Bill Huizenga, repubblicano del Michigan con la retorica da West Point e i capelli da Wall Street, dice che “dobbiamo garantire che questi chip non finiscano nelle mani sbagliate”. Le mani sbagliate, ovviamente, sono tutte quelle che non pagano le royalties a Nvidia o che non giocano secondo le regole scritte da Washington. Come se l’intelligenza artificiale fosse una questione morale e non un mercato da trilioni di dollari. Spoiler: è entrambe, ma la seconda è più vera.

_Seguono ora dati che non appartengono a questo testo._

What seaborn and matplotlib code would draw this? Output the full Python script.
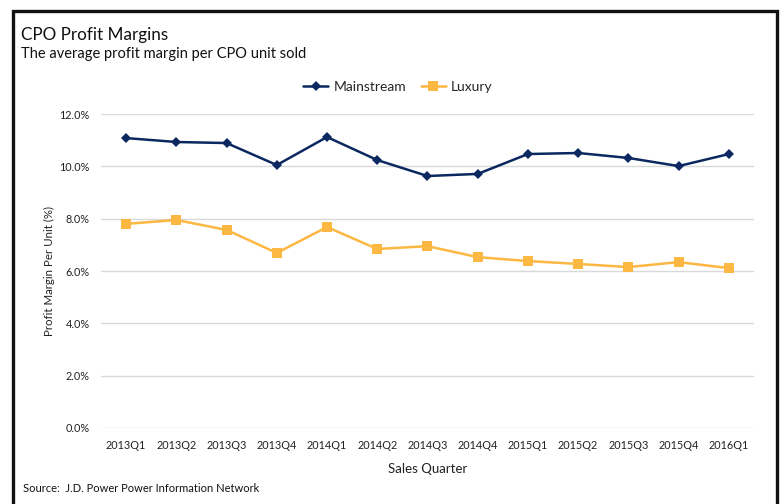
import matplotlib
matplotlib.use("Agg")
import matplotlib.pyplot as plt
from matplotlib.patches import Rectangle
from matplotlib.ticker import FuncFormatter
import pandas as pd
import seaborn as sns

quarters = ["2013Q1", "2013Q2", "2013Q3", "2013Q4", "2014Q1", "2014Q2", "2014Q3",
            "2014Q4", "2015Q1", "2015Q2", "2015Q3", "2015Q4", "2016Q1"]
mainstream = [11.08, 10.93, 10.89, 10.05, 11.12, 10.24, 9.63, 9.71, 10.47, 10.51, 10.32, 10.01, 10.47]
luxury = [7.80, 7.95, 7.57, 6.69, 7.68, 6.84, 6.95, 6.53, 6.38, 6.27, 6.15, 6.34, 6.11]
series_names = ["Mainstream", "Luxury"]
y_ticks = [0, 2, 4, 6, 8, 10, 12]

sns.set_style("white")
plt.rcParams["font.family"] = ["Lato", "DejaVu Sans"]

df = pd.DataFrame({"Quarter": quarters, "Mainstream": mainstream, "Luxury": luxury})
long = df.melt(id_vars="Quarter", var_name="Segment", value_name="Margin")
long["pos"] = long["Quarter"].map({q: i for i, q in enumerate(quarters)})

fig = plt.figure(figsize=(7.81, 5.04), dpi=100)
ax = fig.add_axes([0.1293, 0.1508, 0.8361, 0.6230])

palette = {"Mainstream": "#0C2860", "Luxury": "#FDB743"}
markers = {"Mainstream": "D", "Luxury": "s"}
sizes = {"Mainstream": 6.5, "Luxury": 9}

for name in series_names:
    sub = long[long["Segment"] == name]
    sns.lineplot(data=sub, x="pos", y="Margin", ax=ax, color=palette[name],
                 marker=markers[name], markersize=sizes[name], linewidth=1.8,
                 markeredgewidth=0, label=name, zorder=3)

ax.set_xlim(-0.5, len(quarters) - 0.5)
ax.set_ylim(0, 12)
ax.set_yticks(y_ticks)
ax.yaxis.set_major_formatter(FuncFormatter(lambda v, _: f"{v:.1f}%"))
ax.set_xticks(range(len(quarters)))
ax.set_xticklabels(quarters)
ax.tick_params(axis="both", length=0, labelsize=7.8, colors="#222222")
ax.tick_params(axis="x", pad=9)
ax.tick_params(axis="y", pad=8)
ax.grid(axis="y", color="#D9D9D9", linewidth=1.0, zorder=0)
ax.grid(axis="x", visible=False)
for s in ax.spines.values():
    s.set_visible(False)

ax.set_xlabel("Sales Quarter", fontsize=9.5, color="#222222", labelpad=8)
ax.set_ylabel("Profit Margin Per Unit (%)", fontsize=8.3, color="#222222", labelpad=3)

handles, labels = ax.get_legend_handles_labels()
for h in handles:
    h.set_markersize(h.get_markersize() * 0.75)
ax.legend(handles, labels, loc="center", bbox_to_anchor=(0.455, 1.087), ncol=2,
          frameon=False, fontsize=10, handlelength=1.8, columnspacing=1.0,
          handletextpad=0.4)

fig.text(0.027, 0.930, "CPO Profit Margins", fontsize=12.3, color="#111111", va="center")
fig.text(0.027, 0.893, "The average profit margin per CPO unit sold", fontsize=10.5,
         color="#111111", va="center")
fig.text(0.030, 0.030, "Source:  J.D. Power Power Information Network", fontsize=8,
         color="#111111", va="center")

fig.patches.append(Rectangle((12.5 / 781, -0.05), 764 / 781, 1 - 10.5 / 504 + 0.05,
                             transform=fig.transFigure, fill=False,
                             edgecolor="#111111", linewidth=2.4))

fig.savefig("out.png", dpi=100)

A complicare il quadro ci si mette anche il “plot twist” interno. Perché mentre Biden aveva introdotto una norma globale per regolare l’export di chip AI, è stata proprio l’amministrazione Trump – sì, quella del build-that-wall – a cancellarla. Cancellata e poi sostituita da… nulla. Vuoto normativo, mentre lo stesso Trump annuncia in Medio Oriente nuove forniture di chip, con tanto di fanfara, droni di contorno e stretta di mano con leader locali che di democrazia sanno quanto un Roomba.
Nel frattempo, il CEO di Nvidia, Jensen Huang, sorride diplomatico a Pechino dichiarando che “la Cina è un mercato chiave”. Tradotto: i nostri azionisti vogliono vendere ovunque, anche al diavolo, purché paghi in dollari o yuan. La geopolitica degli affari ha sempre la faccia dell’agnello, ma gli artigli della volpe.
Foster, co-firmatario democratico e fisico di formazione, ci mette anche la sua nota nerd: “So che abbiamo gli strumenti tecnici per evitare che la tecnologia AI finisca nelle mani sbagliate”. Certo. Come no. Peccato che la catena di fornitura globale sia illeggibile anche per uno che ha progettato chip al Fermilab. La differenza tra teoria e pratica è che la seconda funziona anche senza approvazione congressuale.
La verità? Non esiste un vero modo per fermare la diffusione dei chip AI. Puoi rallentarla, complicarla, tracciarla. Ma quando ogni acceleratore diventa software-defined, ogni cloud offre accesso a modelli su GPU condivise, e ogni università del pianeta ha studenti pronti a compilare un transformer open source, pensare che basti un chip col GPS è da ingenui. O da politici in cerca di like.
Curiosità da bar: il 30% dei chip Nvidia venduti nel 2023 in Asia non ha mai passato un controllo doganale ufficiale. Coincidenze? Difficile crederlo. Più facile immaginare che qualcuno, da qualche parte, stia comprando GPU all’ingrosso come se fossero tonno sott’olio. E in fondo, anche quello serve energia per essere prodotto.
Il Chip Security Act, insomma, è il classico cerotto su una ferita che continua a sanguinare, ma che nessuno vuole davvero curare. Perché curarla significherebbe ridisegnare da zero la logica dell’export tecnologico, accettare che la supremazia non è eterna, e soprattutto dire a Nvidia che forse non potrà più vendere ovunque a chiunque. E Nvidia, da brava regina del ballo, non ci sta. Non ora che la festa dell’AI è appena cominciata.
E mentre a Washington discutono di “chip verification tech” e “security wrappers”, a Shenzhen già stanno clonando il modello. Forse non è perfetto, ma è “good enough” per addestrare un LLM che ti convince che l’originale americano era sopravvalutato.
E allora eccoci qui, nella nuova guerra fredda delle GPU, dove i chip non si fondono più solo a 85°C, ma anche sotto il calore incrociato di diplomazia, ipocrisia e calcolo strategico.
Scrolla pure. La prossima generazione di chip non avrà solo transistor. Avrà anche un passaporto.